Composable promised modular control. It delivered integration debt.
We decoupled the stack – and recoupled the complexity.
That’s not modernization. It’s maintenance with better branding.
From Fragmented Tools to Unified Intelligence
The next era of enterprise commerce isn’t better SaaS. It’s operational consolidation.
Fewer systems.
Shorter feedback loops.
Architecture designed around decision velocity.
The old model looked like this:
Insight → dashboard → meeting → dev ticket → QA → deploy.
The new model must look like this:
Insight → deploy → measure → iterate.
Inside one governed environment.
That requires architecture built around:
- Insight and execution living together
- Dev dependency removed from day-to-day growth
- Performance-first delivery
- AI that shortens feedback loops instead of adding dashboards
- Enterprise governance without vendor sprawl
Commerce doesn’t need more tools.
It needs an operating layer.
AI-Native vs AI Add-On
Most vendors are adding AI features.
Bolting on AI is not the same as being AI-native.
AI-native architectures reduce the distance between insight and action.
It removes steps.
It reduces tagging overhead.
It minimizes manual analysis.
It keeps humans in control of strategy and guardrails – while allowing execution to move 24x7.
The Competitive Advantage Has Changed
Let’s be precise.
Cloud software will continue to exist. Point solutions will continue to exist.
But the belief that stacking vendors drive growth and outcomes?

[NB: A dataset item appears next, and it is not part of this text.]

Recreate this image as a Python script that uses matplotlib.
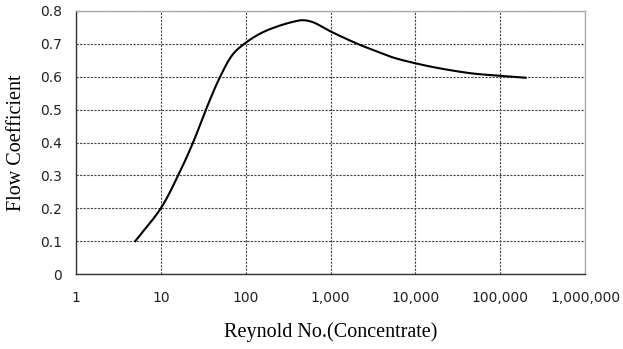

That era is ending.
Commerce now rewards:
- Unified systems
- Short feedback loops
- Performance-first architecture
- AI that removes work instead of adding complexity
- Teams that operate at market speed
The brands that win won’t be the ones with the most tools.
They’ll be the ones with the shortest distance between insight and action.
That distance is now the competitive advantage.
And the fragmented ecommerce stack wasn’t built for it.